(Dataset rows)
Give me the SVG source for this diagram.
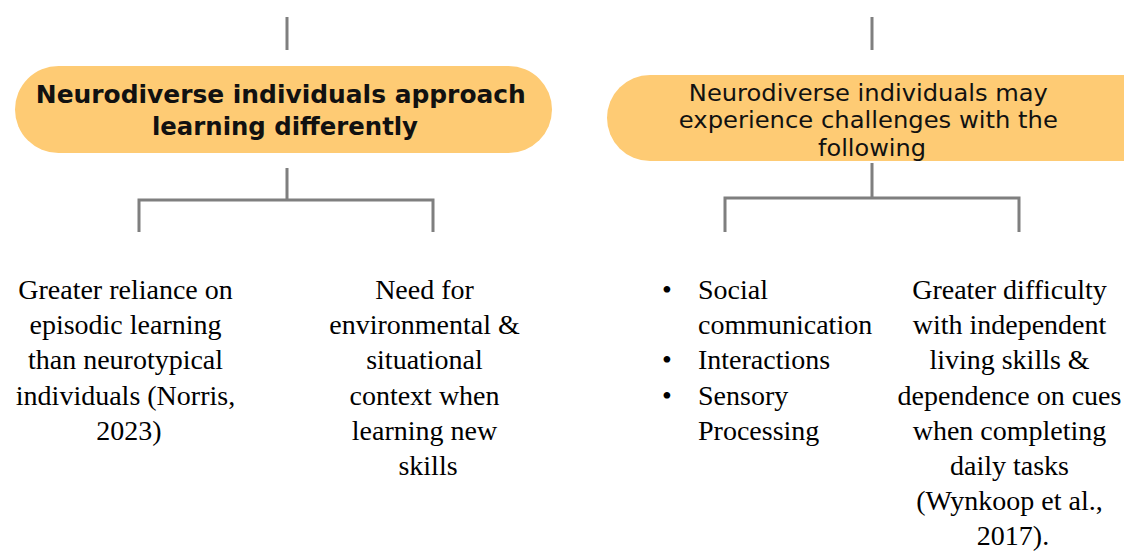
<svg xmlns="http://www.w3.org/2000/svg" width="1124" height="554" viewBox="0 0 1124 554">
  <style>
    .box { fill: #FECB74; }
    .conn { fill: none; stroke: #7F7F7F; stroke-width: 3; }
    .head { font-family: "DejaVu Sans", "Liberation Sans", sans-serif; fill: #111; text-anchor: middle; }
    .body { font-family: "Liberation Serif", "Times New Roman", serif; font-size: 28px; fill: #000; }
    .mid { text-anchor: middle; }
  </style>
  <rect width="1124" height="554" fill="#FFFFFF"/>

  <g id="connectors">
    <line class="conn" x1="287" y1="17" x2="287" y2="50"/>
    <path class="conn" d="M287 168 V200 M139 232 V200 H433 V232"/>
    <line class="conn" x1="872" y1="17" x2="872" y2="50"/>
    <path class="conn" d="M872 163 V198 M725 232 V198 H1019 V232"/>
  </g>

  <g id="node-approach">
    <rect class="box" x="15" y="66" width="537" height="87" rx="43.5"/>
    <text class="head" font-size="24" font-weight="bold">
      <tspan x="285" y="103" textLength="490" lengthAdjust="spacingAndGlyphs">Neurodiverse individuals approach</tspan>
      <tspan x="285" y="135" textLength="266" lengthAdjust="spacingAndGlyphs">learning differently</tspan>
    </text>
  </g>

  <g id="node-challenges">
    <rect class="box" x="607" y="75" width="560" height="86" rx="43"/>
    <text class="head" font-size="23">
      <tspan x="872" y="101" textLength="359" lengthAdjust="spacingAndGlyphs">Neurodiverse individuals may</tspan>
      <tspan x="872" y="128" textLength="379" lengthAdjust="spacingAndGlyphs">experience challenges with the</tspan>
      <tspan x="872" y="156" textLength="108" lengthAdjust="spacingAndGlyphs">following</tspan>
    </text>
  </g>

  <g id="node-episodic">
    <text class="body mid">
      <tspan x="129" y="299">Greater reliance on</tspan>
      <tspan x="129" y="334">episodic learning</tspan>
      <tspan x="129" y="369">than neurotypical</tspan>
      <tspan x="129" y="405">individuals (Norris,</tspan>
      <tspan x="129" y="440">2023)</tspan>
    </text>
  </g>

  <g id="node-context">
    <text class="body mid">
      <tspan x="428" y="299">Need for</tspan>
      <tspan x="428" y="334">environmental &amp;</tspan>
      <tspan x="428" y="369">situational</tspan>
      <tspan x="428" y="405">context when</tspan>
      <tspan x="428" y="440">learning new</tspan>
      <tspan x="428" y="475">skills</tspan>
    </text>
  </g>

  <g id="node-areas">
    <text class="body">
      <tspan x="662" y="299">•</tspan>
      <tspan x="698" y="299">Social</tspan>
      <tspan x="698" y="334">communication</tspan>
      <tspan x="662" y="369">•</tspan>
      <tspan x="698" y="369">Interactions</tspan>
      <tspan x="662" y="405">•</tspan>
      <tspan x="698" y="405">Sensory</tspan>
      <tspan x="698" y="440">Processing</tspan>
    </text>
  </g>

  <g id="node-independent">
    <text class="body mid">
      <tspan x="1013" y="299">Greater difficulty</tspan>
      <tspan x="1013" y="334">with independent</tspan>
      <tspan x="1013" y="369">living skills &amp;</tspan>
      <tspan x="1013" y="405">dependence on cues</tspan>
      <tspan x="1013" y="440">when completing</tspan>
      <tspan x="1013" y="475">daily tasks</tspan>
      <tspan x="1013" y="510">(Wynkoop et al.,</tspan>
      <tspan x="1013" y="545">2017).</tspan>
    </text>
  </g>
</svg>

==

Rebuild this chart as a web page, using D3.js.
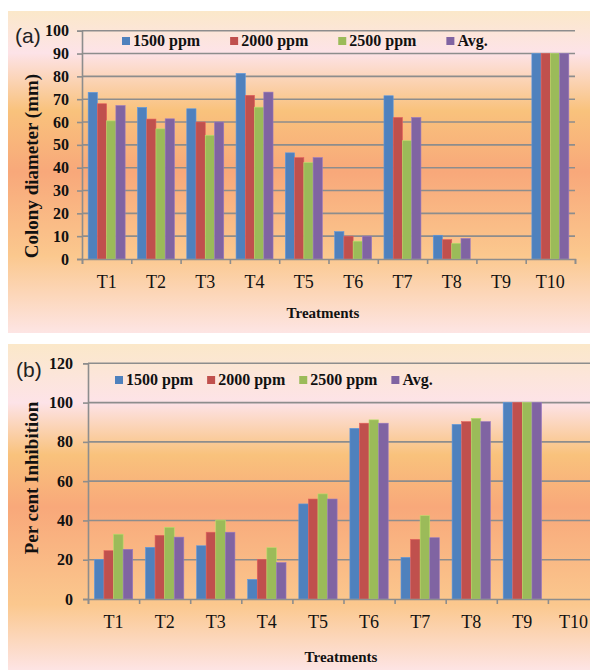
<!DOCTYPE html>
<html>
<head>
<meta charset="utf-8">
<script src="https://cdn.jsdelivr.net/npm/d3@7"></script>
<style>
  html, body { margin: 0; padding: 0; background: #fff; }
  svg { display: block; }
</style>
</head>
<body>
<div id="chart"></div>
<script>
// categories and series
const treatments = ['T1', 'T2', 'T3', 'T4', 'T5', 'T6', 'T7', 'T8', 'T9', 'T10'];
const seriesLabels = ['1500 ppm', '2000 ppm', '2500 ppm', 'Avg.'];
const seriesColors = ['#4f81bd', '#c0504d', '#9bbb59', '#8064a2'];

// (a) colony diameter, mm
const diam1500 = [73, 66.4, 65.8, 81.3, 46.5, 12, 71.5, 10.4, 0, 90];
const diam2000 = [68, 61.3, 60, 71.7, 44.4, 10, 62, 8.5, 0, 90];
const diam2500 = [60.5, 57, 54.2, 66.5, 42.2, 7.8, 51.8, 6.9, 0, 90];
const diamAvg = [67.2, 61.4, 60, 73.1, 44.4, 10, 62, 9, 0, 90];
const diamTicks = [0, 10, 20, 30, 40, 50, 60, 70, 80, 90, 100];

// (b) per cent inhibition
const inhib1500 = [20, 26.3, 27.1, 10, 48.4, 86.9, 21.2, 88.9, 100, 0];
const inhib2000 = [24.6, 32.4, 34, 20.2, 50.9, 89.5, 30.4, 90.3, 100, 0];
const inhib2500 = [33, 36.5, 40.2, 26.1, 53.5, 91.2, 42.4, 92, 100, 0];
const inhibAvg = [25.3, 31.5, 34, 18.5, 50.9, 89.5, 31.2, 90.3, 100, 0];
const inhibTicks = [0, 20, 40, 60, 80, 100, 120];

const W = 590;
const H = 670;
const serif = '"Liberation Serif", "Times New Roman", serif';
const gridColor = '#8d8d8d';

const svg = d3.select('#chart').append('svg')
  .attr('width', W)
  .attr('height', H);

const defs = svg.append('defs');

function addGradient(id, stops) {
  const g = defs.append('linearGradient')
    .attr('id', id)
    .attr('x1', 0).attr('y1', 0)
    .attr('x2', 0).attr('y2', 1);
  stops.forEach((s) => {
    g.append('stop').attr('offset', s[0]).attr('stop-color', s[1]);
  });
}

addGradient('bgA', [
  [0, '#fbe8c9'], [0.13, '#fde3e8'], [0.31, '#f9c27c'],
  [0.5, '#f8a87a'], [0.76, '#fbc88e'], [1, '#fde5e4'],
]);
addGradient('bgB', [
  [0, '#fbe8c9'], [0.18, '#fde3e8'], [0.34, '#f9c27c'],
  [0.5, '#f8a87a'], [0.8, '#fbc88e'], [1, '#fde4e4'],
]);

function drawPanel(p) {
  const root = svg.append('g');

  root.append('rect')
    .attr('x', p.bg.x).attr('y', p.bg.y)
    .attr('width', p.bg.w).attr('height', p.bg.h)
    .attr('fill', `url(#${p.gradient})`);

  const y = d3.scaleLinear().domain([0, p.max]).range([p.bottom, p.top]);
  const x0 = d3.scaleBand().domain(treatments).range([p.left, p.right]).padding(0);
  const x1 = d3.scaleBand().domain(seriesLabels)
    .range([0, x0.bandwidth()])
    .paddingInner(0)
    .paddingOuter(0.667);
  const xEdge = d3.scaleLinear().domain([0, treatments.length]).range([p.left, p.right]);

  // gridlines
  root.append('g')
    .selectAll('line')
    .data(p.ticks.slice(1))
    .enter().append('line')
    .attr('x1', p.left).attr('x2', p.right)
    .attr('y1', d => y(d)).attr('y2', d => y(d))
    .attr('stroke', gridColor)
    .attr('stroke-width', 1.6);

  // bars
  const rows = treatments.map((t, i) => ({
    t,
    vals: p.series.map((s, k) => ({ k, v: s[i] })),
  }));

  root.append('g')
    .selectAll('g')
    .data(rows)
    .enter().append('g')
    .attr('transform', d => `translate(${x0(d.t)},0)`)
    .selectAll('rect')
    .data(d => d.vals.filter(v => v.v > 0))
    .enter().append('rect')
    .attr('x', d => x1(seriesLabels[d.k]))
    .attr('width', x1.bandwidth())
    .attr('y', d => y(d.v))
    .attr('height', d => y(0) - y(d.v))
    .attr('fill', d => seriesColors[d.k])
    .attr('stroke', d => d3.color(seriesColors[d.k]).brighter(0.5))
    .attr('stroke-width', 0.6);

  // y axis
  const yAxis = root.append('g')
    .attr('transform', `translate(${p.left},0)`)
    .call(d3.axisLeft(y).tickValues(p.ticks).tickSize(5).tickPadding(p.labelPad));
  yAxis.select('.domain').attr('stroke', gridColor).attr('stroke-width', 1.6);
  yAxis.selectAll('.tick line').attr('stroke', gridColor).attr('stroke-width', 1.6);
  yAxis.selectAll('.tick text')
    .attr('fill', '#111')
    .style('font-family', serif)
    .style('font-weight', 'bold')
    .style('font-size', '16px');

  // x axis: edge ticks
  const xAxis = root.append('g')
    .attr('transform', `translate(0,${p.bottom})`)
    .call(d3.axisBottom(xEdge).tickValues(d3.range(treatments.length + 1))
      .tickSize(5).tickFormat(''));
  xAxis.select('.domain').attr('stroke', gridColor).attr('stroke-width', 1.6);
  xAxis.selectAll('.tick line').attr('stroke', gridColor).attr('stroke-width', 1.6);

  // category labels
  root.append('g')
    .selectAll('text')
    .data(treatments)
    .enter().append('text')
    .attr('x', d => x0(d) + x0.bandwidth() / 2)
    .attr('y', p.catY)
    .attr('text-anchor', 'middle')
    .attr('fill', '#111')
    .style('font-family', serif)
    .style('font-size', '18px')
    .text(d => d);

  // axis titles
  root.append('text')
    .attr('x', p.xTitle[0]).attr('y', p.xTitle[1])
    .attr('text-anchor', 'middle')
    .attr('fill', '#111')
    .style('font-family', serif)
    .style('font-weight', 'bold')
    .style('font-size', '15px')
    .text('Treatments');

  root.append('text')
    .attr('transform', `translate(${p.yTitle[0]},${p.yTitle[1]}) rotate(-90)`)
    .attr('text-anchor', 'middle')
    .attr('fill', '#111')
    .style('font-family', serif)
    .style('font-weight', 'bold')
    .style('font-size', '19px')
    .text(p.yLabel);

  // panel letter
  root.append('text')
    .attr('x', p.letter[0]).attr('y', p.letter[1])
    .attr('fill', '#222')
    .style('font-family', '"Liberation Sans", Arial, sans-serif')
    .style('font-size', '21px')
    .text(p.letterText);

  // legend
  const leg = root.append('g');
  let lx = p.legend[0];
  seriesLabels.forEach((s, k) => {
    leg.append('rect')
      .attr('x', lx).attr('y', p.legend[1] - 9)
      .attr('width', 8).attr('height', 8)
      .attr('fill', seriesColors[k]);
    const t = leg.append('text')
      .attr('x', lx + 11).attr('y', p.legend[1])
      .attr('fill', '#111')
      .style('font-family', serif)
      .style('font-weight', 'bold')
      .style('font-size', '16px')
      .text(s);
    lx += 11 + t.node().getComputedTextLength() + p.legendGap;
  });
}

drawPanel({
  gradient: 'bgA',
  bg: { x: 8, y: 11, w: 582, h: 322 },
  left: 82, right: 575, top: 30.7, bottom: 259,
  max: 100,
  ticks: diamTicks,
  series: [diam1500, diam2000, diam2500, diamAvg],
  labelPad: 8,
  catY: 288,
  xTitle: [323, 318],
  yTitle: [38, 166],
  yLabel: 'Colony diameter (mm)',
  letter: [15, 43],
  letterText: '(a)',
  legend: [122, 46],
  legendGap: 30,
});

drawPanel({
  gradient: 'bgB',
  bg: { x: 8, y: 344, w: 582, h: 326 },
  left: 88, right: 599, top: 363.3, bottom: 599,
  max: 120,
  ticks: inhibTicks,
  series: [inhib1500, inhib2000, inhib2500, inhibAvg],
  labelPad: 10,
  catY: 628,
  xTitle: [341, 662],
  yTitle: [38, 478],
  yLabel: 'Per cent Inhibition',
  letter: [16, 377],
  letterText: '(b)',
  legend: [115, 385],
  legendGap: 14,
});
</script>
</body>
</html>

__YOUR OBJECTIVE__
Scan the material above. Return every line containing the string "this".

__WRITTEN RESPONSE__
Give me the SVG source for this diagram.
Rebuild this chart as a web page, using D3.js.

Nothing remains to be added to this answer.